GA brings together in our post-Enlightenment era the insights of religion and those of metaphysics, not as either theology or the sociology of religion has done, let alone in producing their ultimate Hegelian “synthesis,” but in offering to both a common originary terrain on which they can share their insights.

Today, religion needs such a theory to be able to maintain the validity of its revelations in the face of widespread skepticism and indifference. Clearly the biblical creation story, with its insights into the human condition, cannot be taken literally. But if it is indeed an allegory of Man’s emergence from the animal condition, where is the anthropological theory that can translate these insights into earthly terms without trivializing them?

In its attempt at a minimal reconstruction of a scene of hominization, GA is not without roots in the Western intellectual tradition. I observed some years ago (“The Sacred and the Social: Defining Durkheim’s Anthropological Legacy,” Anthropoetics 6:1, Spring/Summer 2000) that Girard was Durkheim’s most important heir, for attempting to show not just how religion helps maintain the “solidarity” that holds societies together, but how this arrangement may have begun in the first place.

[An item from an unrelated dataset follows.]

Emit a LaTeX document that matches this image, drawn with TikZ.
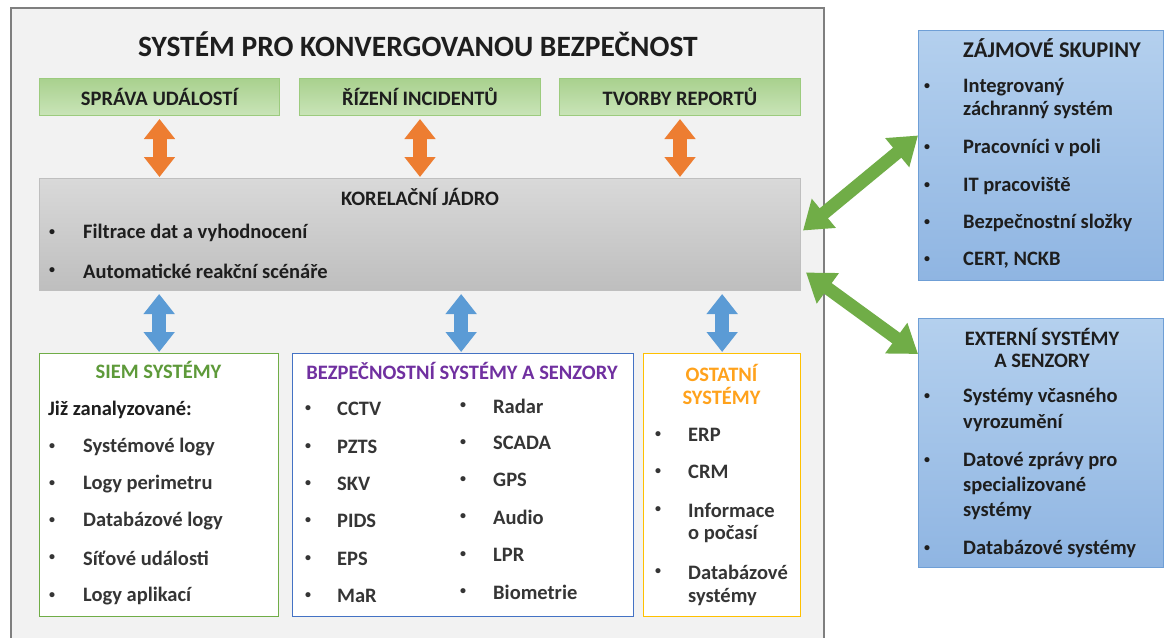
\documentclass[tikz,border=0pt]{standalone}
\usepackage{fontspec}
\setmainfont{Carlito}
\usetikzlibrary{arrows.meta}
\definecolor{outerbg}{HTML}{F2F2F2}
\definecolor{outerbd}{HTML}{7F7F7F}
\definecolor{grtop}{HTML}{A9D18E}
\definecolor{grbot}{HTML}{C9E4B8}
\definecolor{grbd}{HTML}{9CCB7E}
\definecolor{kotop}{HTML}{D9D9D9}
\definecolor{kobot}{HTML}{BEBEBE}
\definecolor{kobd}{HTML}{BFBFBF}
\definecolor{bltop}{HTML}{B4D0EE}
\definecolor{blbot}{HTML}{8FB5E2}
\definecolor{blbd}{HTML}{6F9FD6}
\definecolor{siemc}{HTML}{70AD47}
\definecolor{siemt}{HTML}{5E9A3A}
\definecolor{bezc}{HTML}{4472C4}
\definecolor{bezt}{HTML}{7030A0}
\definecolor{ostc}{HTML}{FFC000}
\definecolor{ostt}{HTML}{FFA21C}
\definecolor{orar}{HTML}{ED7D31}
\definecolor{blar}{HTML}{5B9BD5}
\definecolor{grar}{HTML}{70AD47}
\definecolor{txtc}{HTML}{1E1E1E}
\definecolor{txtd}{HTML}{353535}
\begin{document}
\begin{tikzpicture}[x=1pt,y=-1pt,
  box/.style={anchor=north west, inner sep=0pt, line width=1pt},
  greenbox/.style={box, draw=grbd, top color=grtop, bottom color=grbot},
  korbox/.style={box, draw=kobd, top color=kotop, bottom color=kobot},
  bluebox/.style={box, draw=blbd, top color=bltop, bottom color=blbot},
  whitebox/.style={box, fill=white, line width=1.3pt},
  bodyfont/.style={font=\bfseries\fontsize{20.5}{24}\selectfont},
  txt/.style={bodyfont, anchor=west, inner sep=0pt, text=txtc},
  ctxt/.style={bodyfont, anchor=center, inner sep=0pt, text=txtc},
  bul/.style={font=\bfseries\fontsize{12}{16}\selectfont, anchor=center, inner sep=0pt, text=txtc},
  vert/.style={line width=14pt, {Triangle[width=30pt,length=20pt]}-{Triangle[width=30pt,length=20pt]}},
  diag/.style={draw=grar, line width=13pt, {Triangle[width=36pt,length=27pt]}-{Triangle[width=36pt,length=27pt]}}
]
\useasboundingbox (0,0) rectangle (1164,637);
\clip (0,0) rectangle (1164,637);
\fill[white] (0,0) rectangle (1164,637);

% outer frame
\node[box, draw=outerbd, fill=outerbg, line width=1.5pt, minimum width=813pt, minimum height=650pt] (outer) at (10,7) {};
\node[font=\bfseries\fontsize{29.5}{34}\selectfont, text=txtc, inner sep=0pt] (title) at (418,44) {SYSTÉM PRO KONVERGOVANOU BEZPEČNOST};

% green boxes
\node[greenbox, minimum width=240pt, minimum height=37pt] (spr) at (39,78) {};
\node[greenbox, minimum width=241pt, minimum height=37pt] (riz) at (299,78) {};
\node[greenbox, minimum width=241pt, minimum height=37pt] (tvo) at (559,78) {};
\node[ctxt] (sprt) at (spr.center) {SPRÁVA UDÁLOSTÍ};
\node[ctxt] (rizt) at (riz.center) {ŘÍZENÍ INCIDENTŮ};
\node[ctxt] (tvot) at (tvo.center) {TVORBY REPORTŮ};

% correlation core
\node[korbox, minimum width=761pt, minimum height=112pt] (kor) at (39,178) {};
\node[ctxt] (kort) at (420,197) {KORELAČNÍ JÁDRO};
\node[bul] (kb1) at (52,233) {•};
\node[txt] (k1) at (83,233) {Filtrace dat a vyhodnocení};
\node[bul] (kb2) at (52,271) {•};
\node[txt] (k2) at (83,271) {Automatické reakční scénáře};

% bottom boxes
\node[whitebox, draw=siemc, minimum width=239pt, minimum height=263pt] (siem) at (39,353) {};
\node[whitebox, draw=bezc, minimum width=341pt, minimum height=263pt] (bez) at (292,353) {};
\node[whitebox, draw=ostc, minimum width=157pt, minimum height=263pt] (ost) at (643,353) {};

% SIEM content
\node[ctxt, text=siemt] (siemt) at (158.5,370) {SIEM SYSTÉMY};
\node[txt] (siem0) at (48,410) {Již zanalyzované:};
\foreach \y/\t [count=\i] in {447/Systémové logy,484/Logy perimetru,521/Databázové logy,558/Síťové události,596/Logy aplikací}{
  \node[bul, text=txtd] (sb\i) at (52,\y) {•};
  \node[txt, text=txtd] (s\i) at (83,\y) {\t};
}

% BEZ content
\node[ctxt, text=bezt] (bezt) at (462,371) {BEZPEČNOSTNÍ SYSTÉMY A SENZORY};
\foreach \y/\t [count=\i] in {409/CCTV,447/PZTS,484/SKV,521/PIDS,559/EPS,596/MaR}{
  \node[bul, text=txtd] (bb\i) at (308,\y) {•};
  \node[txt, text=txtd] (b\i) at (337,\y) {\t};
}
\foreach \y/\t [count=\i] in {406/Radar,443/SCADA,480/GPS,517/Audio,555/LPR,592/Biometrie}{
  \node[bul, text=txtd] (cb\i) at (463,\y) {•};
  \node[txt, text=txtd] (c\i) at (493,\y) {\t};
}

% OSTATNI content
\node[ctxt, text=ostt] (ostt1) at (721.5,373) {OSTATNÍ};
\node[ctxt, text=ostt] (ostt2) at (721.5,396) {SYSTÉMY};
\node[bul, text=txtd] (ob1) at (658,435) {•};
\node[txt, text=txtd] (o1) at (688,435) {ERP};
\node[bul, text=txtd] (ob2) at (658,472) {•};
\node[txt, text=txtd] (o2) at (688,472) {CRM};
\node[bul, text=txtd] (ob3) at (658,510) {•};
\node[txt, text=txtd] (o3) at (688,510) {Informace};
\node[txt, text=txtd] (o3b) at (688,534) {o počasí};
\node[bul, text=txtd] (ob4) at (658,572) {•};
\node[txt, text=txtd] (o4) at (688,572) {Databázové};
\node[txt, text=txtd] (o4b) at (688,597) {systémy};

% right boxes
\node[bluebox, minimum width=245pt, minimum height=250pt] (zaj) at (918,30) {};
\node[txt, font=\bfseries\fontsize{22.5}{26}\selectfont] (zajt) at (963,48) {ZÁJMOVÉ SKUPINY};
\node[bul] (zb1) at (927,87) {•};
\node[txt] (z1) at (963,87) {Integrovaný};
\node[txt] (z1b) at (963,110) {záchranný systém};
\node[bul] (zb2) at (927,148) {•};
\node[txt] (z2) at (963,148) {Pracovníci v poli};
\node[bul] (zb3) at (927,186) {•};
\node[txt] (z3) at (963,186) {IT pracoviště};
\node[bul] (zb4) at (927,223) {•};
\node[txt] (z4) at (963,223) {Bezpečnostní složky};
\node[bul] (zb5) at (927,260) {•};
\node[txt] (z5) at (963,260) {CERT, NCKB};

\node[bluebox, minimum width=245pt, minimum height=249pt] (ext) at (918,318) {};
\node[ctxt] (extt1) at (1042,337) {EXTERNÍ SYSTÉMY};
\node[ctxt] (extt2) at (1042,361) {A SENZORY};
\node[bul] (eb1) at (927,397) {•};
\node[txt] (e1) at (963,397) {Systémy včasného};
\node[txt] (e1b) at (963,423) {vyrozumění};
\node[bul] (eb2) at (927,461) {•};
\node[txt] (e2) at (963,461) {Datové zprávy pro};
\node[txt] (e2b) at (963,486) {specializované};
\node[txt] (e2c) at (963,511) {systémy};
\node[bul] (eb3) at (927,549) {•};
\node[txt] (e3) at (963,549) {Databázové systémy};

% orange arrows
\foreach \n in {spr,riz,tvo}{
  \draw[vert, draw=orar] ([yshift=-3pt]\n.south) -- ([yshift=1pt]\n.south |- kor.north);
}
% blue arrows
\draw[vert, draw=blar] ([yshift=-3pt]kor.south -| siem.north) -- ([yshift=1pt]siem.north);
\draw[vert, draw=blar] ([xshift=-2pt,yshift=-3pt]kor.south -| bez.north) -- ([xshift=-2pt,yshift=1pt]bez.north);
\draw[vert, draw=blar] ([yshift=-3pt]kor.south -| ost.north) -- ([yshift=1pt]ost.north);
% green diagonal arrows
\draw[diag] ([xshift=2pt,yshift=4pt]kor.east) -- ([yshift=20pt]zaj.west);
\draw[diag] ([xshift=5pt,yshift=-38pt]kor.east) -- ([yshift=-36pt]ext.north west);
\end{tikzpicture}
\end{document}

Setting aside Freud’s sexual emphasis in Totem and Taboo, Girard finds a minimal originary hypothesis in the mimetic crisis and the control of violence through sacrifice.

But what remains lacking in this scenario is what specifically makes us human—in the first place, language. The Crucifixion is not a model of human origin, but, in the Judeo-Christian tradition, the revelation of its ultimate explanation. It is GA’s originary hypothesis that explains what kind of “sacrifice” might have given rise to language, as well as to the “woke” morality of universal reciprocal exchange.


Every religion affirms, each in its way, that the sacred and the significant are one. With GA, this affirmation becomes as well the basis of secular anthropology.